Knowing barely a sentence of Italian and hailing from upstate New York, Irene and Joseph, 85 years young, reached out to Ciao Andiamo to help connect them to their Italian heritage. Joseph’s parents had been born in the late 19th century in Italy, outside of Bari, Puglia. Although Joseph and Irene had visited Italy a number of times, they had never before been to the place of Joseph’s roots.

Joseph decided that now was the time to seek out his family history, to track down the place where his parents had grown up and perhaps even find some living relatives from their hometown.

Uncovering Joseph’s Italian Heritage

After hearing their story, we designed a two-week-long trip down the Adriatic coast, spanning the regions of Abruzzo and Puglia, and concluding near the town of Bari, where we hoped to help Joseph discover pieces of his ancestry.

Working with our incredible Italy team and genealogy experts based in southern Italy, we began our search. We weren’t armed with much: rough birth year estimates of Joseph’s parents, a surname whose spelling had changed after Joseph’s parents had immigrated to America, and the name of a hometown somewhere near Bari – which, as we would soon find out, was incorrect.

But after weeks of hard work, we were able to track down something quite special.

Finding More Than We Expected

First, we found the official birthplace of Joseph’s father, in the small town of Toritto. We started tracking down birth certificates and names of a couple of living cousins.

We found that one of the cousins, whose grandfather had been the brother of Joseph’s father, was still living in Toritto, and he had a brother who was also alive and well living in Canada. The cousins were overjoyed to learn about their American relatives, but we decided to keep the news quiet from Joseph and Irene for now, until we could be sure it was true.

We continued our research and met with more and more local residents in Toritto. Toritto is the kind of small Italian town where everyone knows everyone, and we were amazed to witness the whole town start to become abuzz with news of Joseph and Irene and their planned visit mere months away in the early fall.

A Touching (and Memorable) Reunion

October finally arrived, and Joseph and Irene set off on their journey to southern Italy. After a number of days relaxing and exploring different coastal and countryside towns, they spent two days at a local masseria, a farmhouse, near the historic center of Toritto. It was here that their Italian family would come to meet Joseph and Irene for the very first time.

I had the incredible fortune to be part of this meeting at the masseria. I arrived with our local partner Max to assist with translation and logistics and photographer Ksenija to document the reunion.
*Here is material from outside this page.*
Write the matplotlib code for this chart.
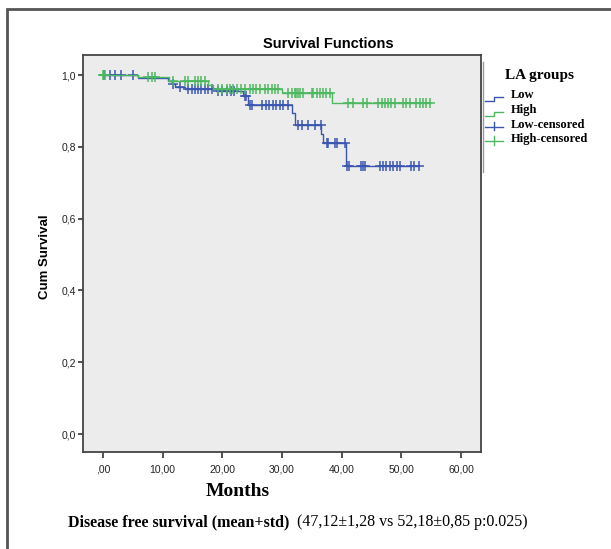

We were incredibly honored to be included in such a special experience and were, of course, delighted to continue to help.

Excitement mixed with nervousness. We weren’t sure how the events of the family reunion would play out. Would the one cousin we had spoken with even show up? Would he bring along one or two other relatives as well? How long would they want to stay and visit, and what would they say?

On the day of the event, something amazing happened. Not one, not two, but 27 family members would show up at the masseria throughout the course of the evening, in what would turn into a beautiful six-hour-long reunion full of hugs and stories, laughter and emotion.

As you might imagine, the conversations were loud, animated, and at times confusing – deciphering all the intricacies of the family tree and translating between the English spoken by Joseph and Irene and the Italian dialect spoken by everyone else. But somehow, magically, the evening worked, and they were truly united as a family.

Celebrating La Famiglia

Since we had never imagined that so many people would be joining, the owners of the small masseria were only prepared for a dinner of 5-8 people. But when you invite guests over in southern Italy, you invite them, and we would need to find a way to pull together enough food and wine to accommodate a celebration for over 20 guests.

Incredibly, the owners and their small staff managed to whip up a huge feast in the kitchen, and we dined and drank wine into the wee hours of the morning.

Joseph, beaming from ear to ear throughout the night, made no fewer than three toasts to his new-found Italian family and those who helped make the evening possible.

The next day, we took Irene and Joseph to the historic center of Toritto, showed them the street where Joseph’s father was born, and dropped them off at Joseph’s cousin’s house, as the family had insisted that they join them the next day for lunch for a part two of the family reunion.

I am so incredibly grateful that I had the chance to lend a hand in writing such a beautiful story of Italian family, and to help create an experience that a teary-eyed Joseph told me he will always remember. I know I certainly will.